SC: Every note we play will live forever. The good news is that you play a show and it’s not all over that night. It’s great. People get to take it home and listen to again tomorrow. I love that. I wish I could give them a better recording of it, in fact, to follow the whole thing through. I’d rather that we make a really great recording ourselves and distribute it to those who want it. Of course our business suits would land on us like a shark pack if we tried to do something like that. You know I have an ambivalent feeling about Napster. Every musician primarily wants to be heard and secondarily needs to earn a living. As 10CC said, “Art for art’s sake, money for Christ’s sake.” The basic feeling before you start thinking about it is that you want to be heard.

JW: All the songs on the new album are under six minutes in length. Will any of the material be stretched out into 20-minute versions in the live setting?

SC: Yes, they will stretch out. I don’t know about 20 minutes. I’m the pop guy in the band, I guess. My inclination is that less is more.

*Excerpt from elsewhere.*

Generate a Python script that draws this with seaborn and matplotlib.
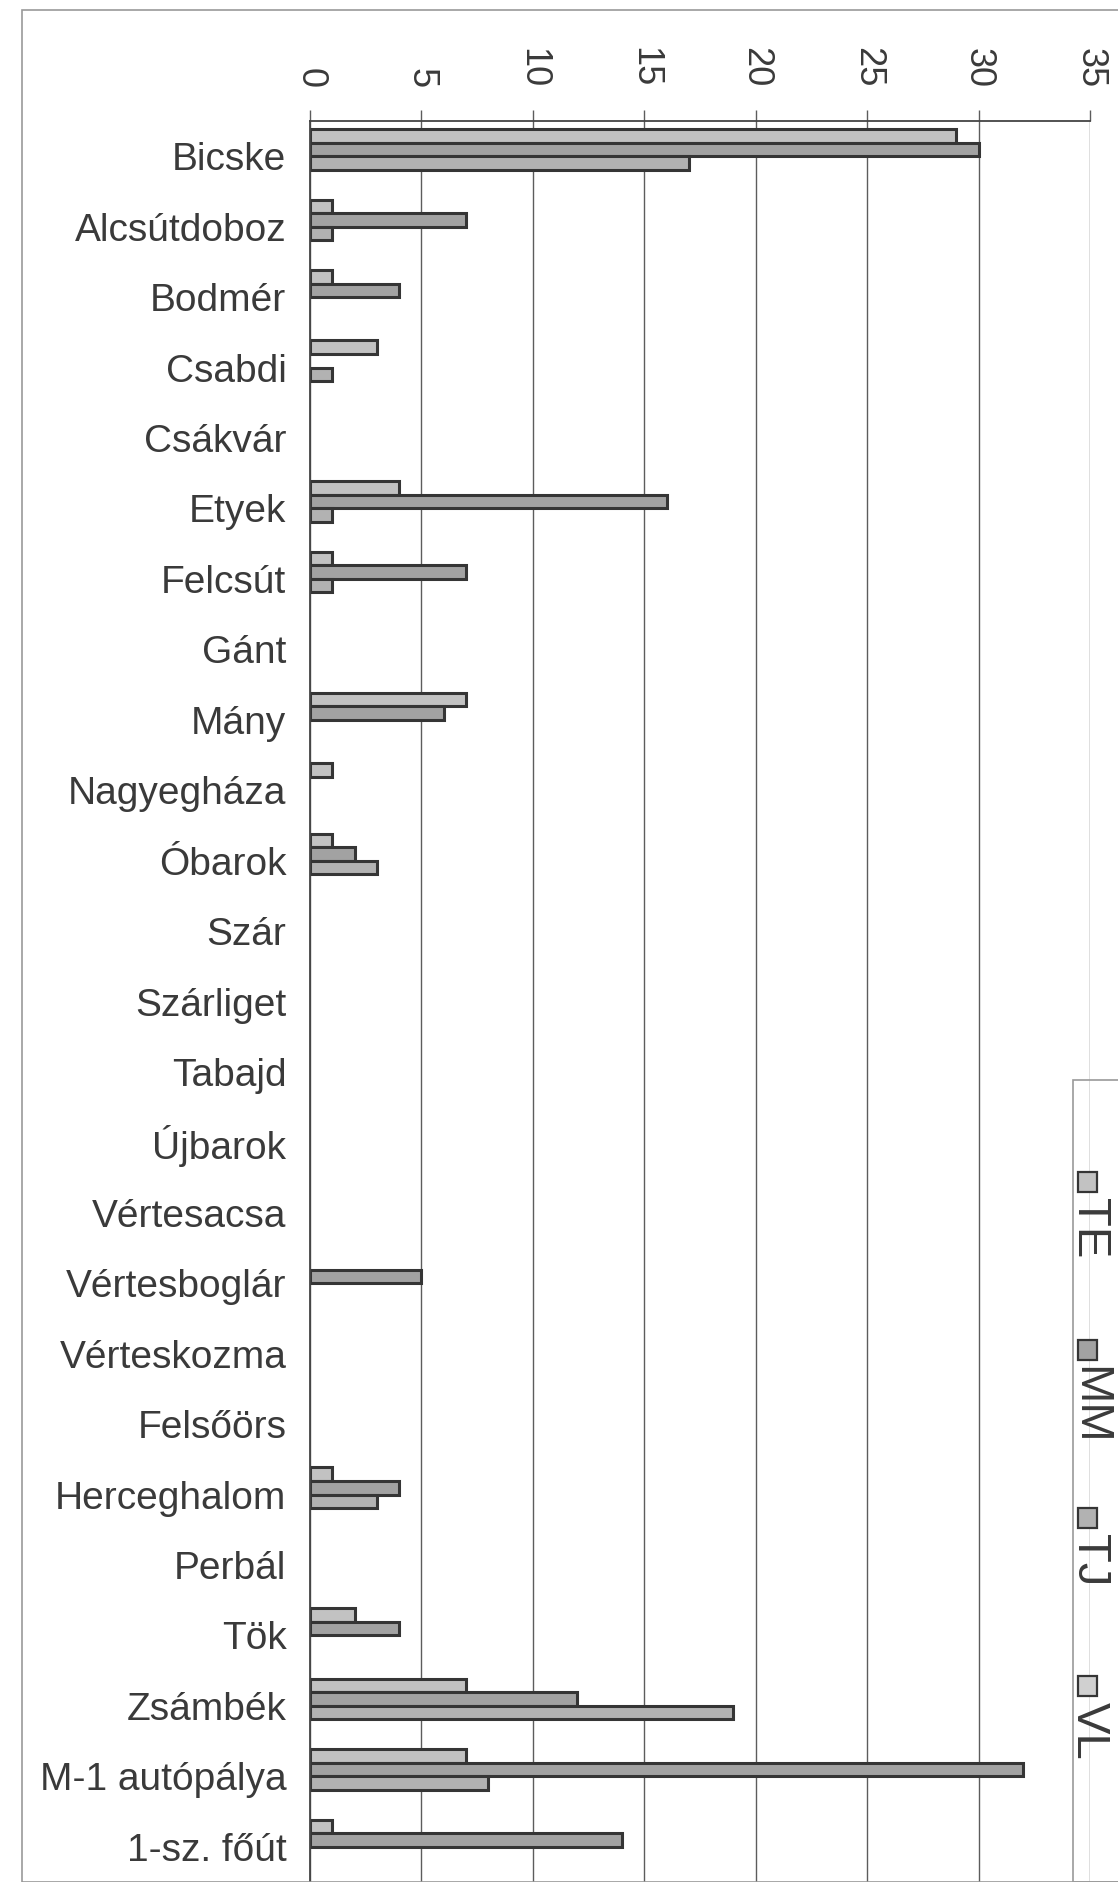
import numpy as np
import pandas as pd
import matplotlib
matplotlib.use("Agg")
import matplotlib.pyplot as plt
import seaborn as sns
from matplotlib.patches import Rectangle

# data ---------------------------------------------------------------------
places = ["Bicske", "Alcsútdoboz", "Bodmér", "Csabdi", "Csákvár", "Etyek",
          "Felcsút", "Gánt", "Mány", "Nagyegháza", "Óbarok", "Szár",
          "Szárliget", "Tabajd", "Újbarok", "Vértesacsa", "Vértesboglár",
          "Vérteskozma", "Felsőörs", "Herceghalom", "Perbál", "Tök",
          "Zsámbék", "M-1 autópálya", "1-sz. főút"]
series = ["TE", "MM", "TJ", "VL"]

te = [29, 1, 1, 3, 0, 4, 1, 0, 7, 1, 1, 0, 0, 0, 0, 0, 0, 0, 0, 1, 0, 2, 7, 7, 1]
mm = [30, 7, 4, 0, 0, 16, 7, 0, 6, 0, 2, 0, 0, 0, 0, 0, 5, 0, 0, 4, 0, 4, 12, 32, 14]
tj = [17, 1, 0, 1, 0, 1, 1, 0, 0, 0, 3, 0, 0, 0, 0, 0, 0, 0, 0, 3, 0, 0, 19, 8, 0]
vl = [0] * 25

x_ticks = [0, 5, 10, 15, 20, 25, 30, 35]

colors = {"TE": "#c2c2c2", "MM": "#a2a2a2", "TJ": "#b2b2b2", "VL": "#d0d0d0"}

# long table, zeros are not drawn in the original
rows = []
for name, vals in zip(series, [te, mm, tj, vl]):
    for p, v in zip(places, vals):
        rows.append({"place": p, "series": name, "value": v if v > 0 else np.nan})
df = pd.DataFrame(rows)

# figure -------------------------------------------------------------------
sns.set_style("white")
plt.rcParams["font.family"] = ["Liberation Sans", "DejaVu Sans"]
txt_col = "#3a3a3a"
grid_col = "#5c5c5c"

W, H = 1118, 1882
fig = plt.figure(figsize=(W / 100, H / 100), dpi=100)

def fx(p):
    return p / W

def fy(p):
    return 1 - p / H

ax = fig.add_axes([fx(310), 0, fx(1090 - 310), 1 - 121 / H])

sns.barplot(data=df, x="value", y="place", hue="series", hue_order=series,
            order=places, palette=colors, width=0.77, edgecolor="#353535",
            linewidth=2.2, errorbar=None, legend=False, ax=ax)

ax.set_xlim(0, 35)
ax.set_ylim(len(places) - 0.5, -0.5)
ax.set_xlabel("")
ax.set_ylabel("")

ax.xaxis.tick_top()
ax.set_xticks(x_ticks)
ax.set_xticklabels([str(t) for t in x_ticks])
ax.tick_params(axis="x", top=True, bottom=False, direction="out", length=8,
               width=1, color=grid_col, pad=16, labelsize=26,
               labelcolor=txt_col, labelrotation=-90)

ax.set_yticks(range(len(places)))
ax.set_yticklabels(places)
ax.tick_params(axis="y", which="major", length=0, pad=17, labelsize=28,
               labelcolor=txt_col)
ax.set_yticks(np.arange(-0.5, len(places), 1), minor=True)
ax.tick_params(axis="y", which="minor", length=9, width=1, color=grid_col,
               direction="out")

ax.grid(axis="x", color=grid_col, linewidth=1)
ax.grid(axis="y", visible=False)
ax.set_axisbelow(True)
for s in ["right", "bottom"]:
    ax.spines[s].set_visible(False)
for s in ["top", "left"]:
    ax.spines[s].set_color("#444444")
    ax.spines[s].set_linewidth(1.3)

# chart frame (only top and left edges are inside the picture)
fig.patches.append(Rectangle((fx(22), 0), 1.0, fy(10), transform=fig.transFigure,
                             fill=False, edgecolor="#9a9a9a", linewidth=1.2))

# rotated legend, entries stacked downwards
fig.patches.append(Rectangle((fx(1073), 0), 1.0, fy(1080), transform=fig.transFigure,
                             fill=False, edgecolor="#9a9a9a", linewidth=1.2))
for i, name in enumerate(series):
    top = 1172 + i * 168
    fig.patches.append(Rectangle((fx(1078), fy(top + 20)), fx(19), 20 / H,
                                 transform=fig.transFigure, facecolor=colors[name],
                                 edgecolor="#353535", linewidth=1.6))
    fig.text(fx(1089), fy(top + 26), name, rotation=-90, ha="center", va="top",
             fontsize=34, color=txt_col)

fig.savefig("out.png", dpi=100, facecolor="white")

JW: There was some speculation among fans whether or not taping would be allowed.

SC: Oh yeah. We are going to play absolutely by Phish rules because that is a really great audience. Those are people that I want to play for. When I went to the Phish show and the Trey show, I was just really impressed by the vibe there and that’s who I want to play for. So, tape away kids.

JW: Will the tour feature any new material that’s not on the album?

SC: At the moment the only material we have is what’s on the record. We have a few covers we could play for encores or something, but that’s it. We’re going to get together in September and what seems to always happen when we get together is that we kind of move forward and I wouldn’t be surprised if we had a lot of new material by the time we hit the stage.